The words ‘Too late’ are terrible words. The job is lost; it’s too late now to say that you’ll work harder. The divorce has come through; it’s too late now to make amends and try to heal the situation. The exam is tomorrow morning; it’s too late now to start studying for it!

I once heard Bruce Smith, the former director of Threshold Ministries, tell a story of a young man who said to him “I want to become a Christian after I turn thirty – but I want to live first!” Tragically, of course, some people never reach thirty. Some people die a lot younger than that – and very few of them plan to do so. That’s why the words of Psalm 95 are so important for us: ‘O that today you would listen to his voice! Do not harden your hearts…’ (Psalm 95:7b-8a).

The point of this whole parable is found in the last line, where Jesus says ‘Keep awake, therefore, for you know neither the day nor the hour’ (v.13). The Creed says, ‘He will come again in glory to judge the living and the dead, and his kingdom will have no end’. But we don’t know when that’s going to happen, and neither do we know the hour of our own death. How ought we to respond to this situation? The answer is obvious: to quote the words of an old hymn, we ought to ‘live each day as if it were our last’.

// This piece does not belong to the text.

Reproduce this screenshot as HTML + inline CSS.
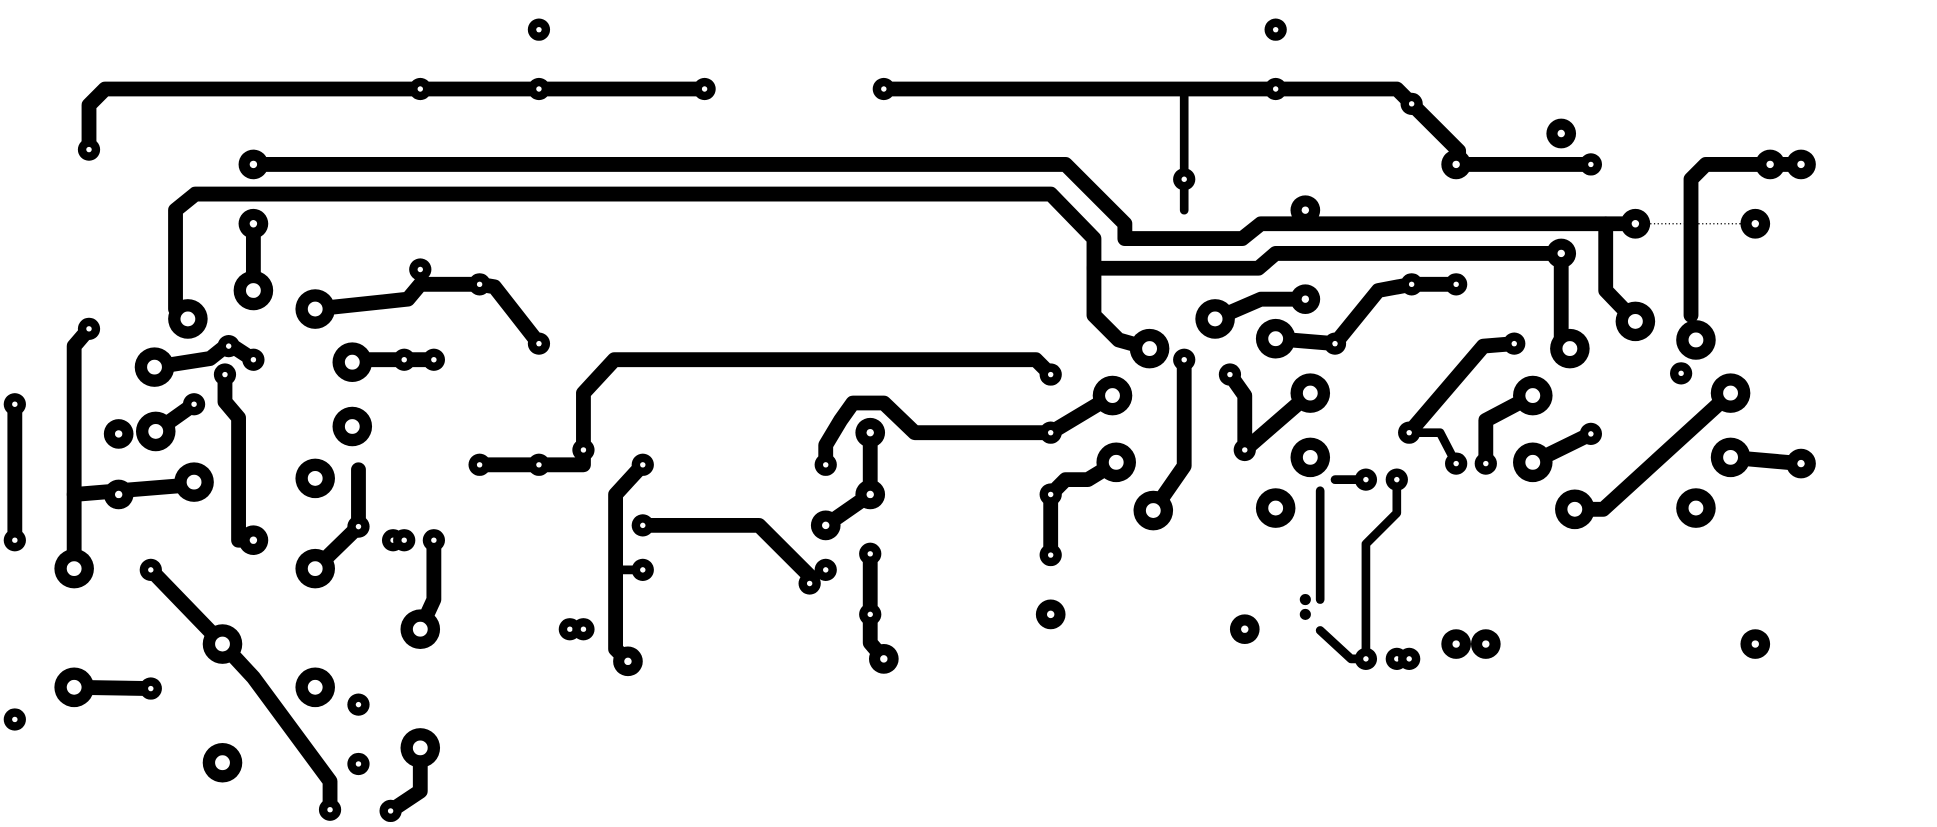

So let’s remember the three things this parable teaches us. Let’s not be satisfied with going through the outward motions of a religious life; let’s press on to a living relationship with God through Christ. Let’s not be satisfied with second-hand knowledge of God – ‘borrowed oil’, to use the illustration of this parable. It won’t do us any good in the end, so let’s press on to know God for ourselves. And let’s not put this matter off until it’s too late; let’s make it a priority now to trust in Christ, to live as his followers, and to walk in his company every day. Or, to sum it all up in the words of my title, let’s ‘Be Ready’ for the day when Christ appears.